Vendredi 11 juin 2010, 90 états ont accepté une recommandation favorable à la création d’une plateforme intergouvernementale sur la biodiversité. Quel impact cette décision va-t-elle avoir ?
Elle prouve que nous sommes conscients du besoin de mobiliser les connaissances et les informations, comme cela a été fait pour le climat. Avoir réussi à trouver un accord est déjà intéressant. En plus, il s’agissait d’une initiative française, cela fait donc plaisir de voir qu’il est possible de faire partager de telles idées. Mais les difficultés demeurent. On risque de s’exposer à des actions de rejet. Le mot »biodiversité » soulève des hostilités même à l’Académie des sciences, chez quelques collègues influents. La puissance des lobbies est une chose assez attristante. Cela me rassure de voir des actions individuelles entreprises par des agriculteurs et éleveurs audacieux qui se lancent dans des pratiques agricoles ou élevages novateurs, par exemple la restauration de races en voie de disparition comme la vache nantaise.
Pensez-vous que l’intervention de la politique soit nécessaire pour arriver à des résultats ?

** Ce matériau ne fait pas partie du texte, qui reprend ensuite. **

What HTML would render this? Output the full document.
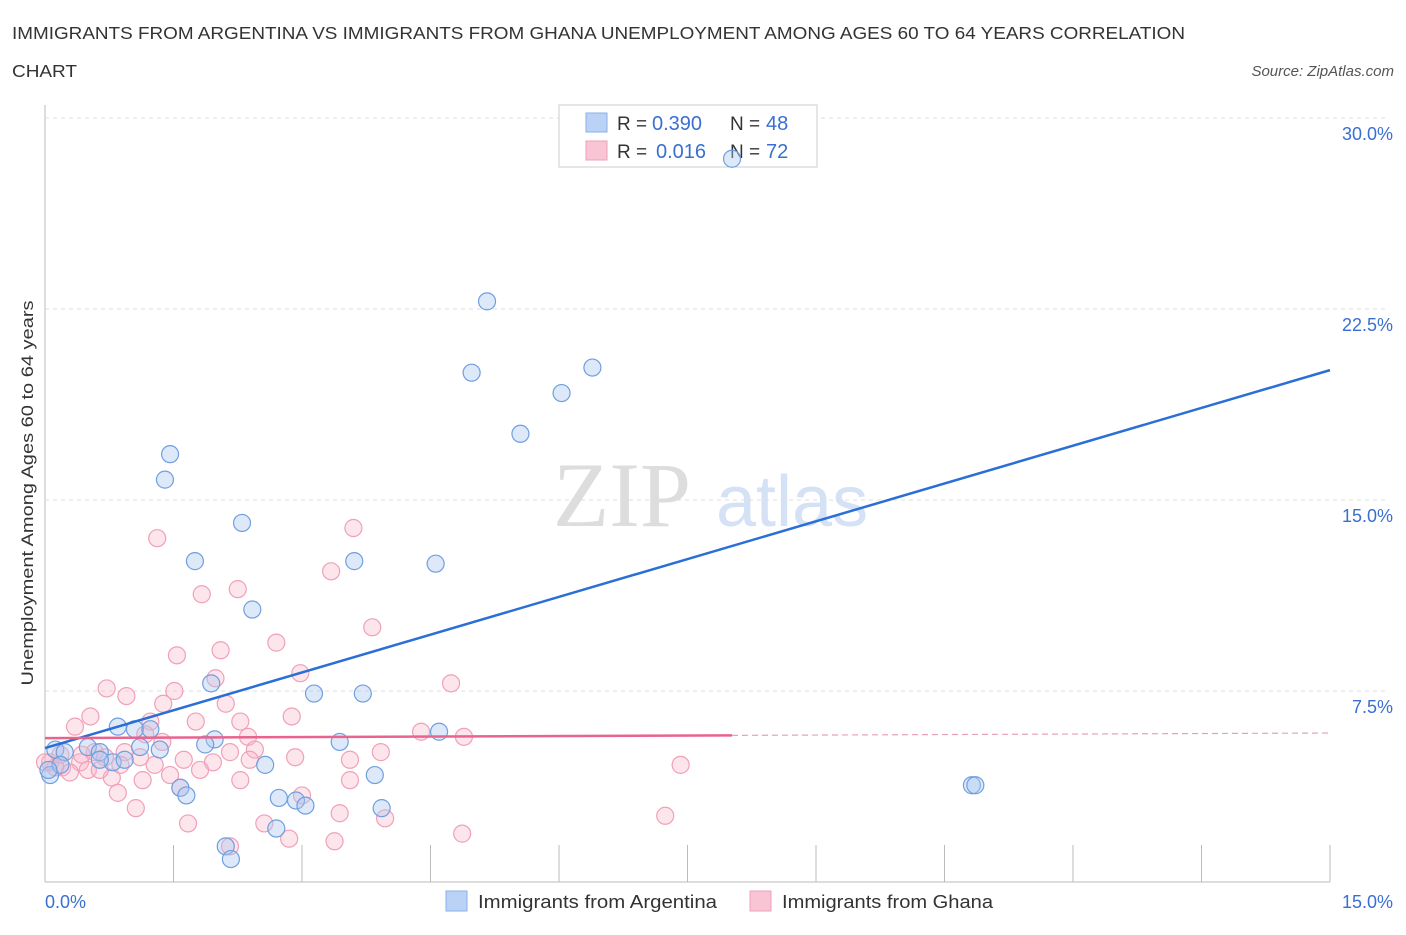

C’est l’intervention du citoyen et du politique qui est nécessaire. Parce que la biodiversité soulève tous les problèmes de démocratie. Et c’est sur le terrain que se situe la vraie démocratie… Montrer qu’il existe des alternatives possibles, voilà la difficulté. Parce qu’on finit par croire que pour nourrir 9 milliards d’habitants, il faut nécessairement des OGM et une intensification de l’agriculture industrielle. Mais non. Il y a des alternatives, ce que montrent justement le vivant et la biodiversité, c’est qu’on ne peut pas avoir les mêmes solutions partout. Notre modèle de développement – qui tend à uniformiser – est à angle droit avec la réalité écologique qui promeut la diversité. (…)
Vous refusez d’avoir un discours alarmiste sur la situation. Pourquoi ?
Il y a toujours de l’espoir. L’espèce humaine est capable de tout, du pire, mais aussi du meilleur. Finalement, notre appartenance au monde du vivant est quelque chose de prodigieux et d’encourageant. Il ne faut pas oublier que l’accès à la vie sociale, c’est-à-dire la coopération entre individus est une étape majeure dans l’évolution du vivant. Le succès de l’espèce humaine est basé sur des compromis entre les intérêts de l’individu et ceux du groupe. L’emphase mise aujourd’hui sur la compétitivité nous l’a fait perdre de vue : il était temps que la biodiversité nous rappelle l’importance égale de la coopération, de la solidarité. Donc la crise de la biodiversité est une chance pour l’espèce humaine de revoir et de recadrer son positionnement pour partir dans de nouvelles aventures qui nous fassent honneur.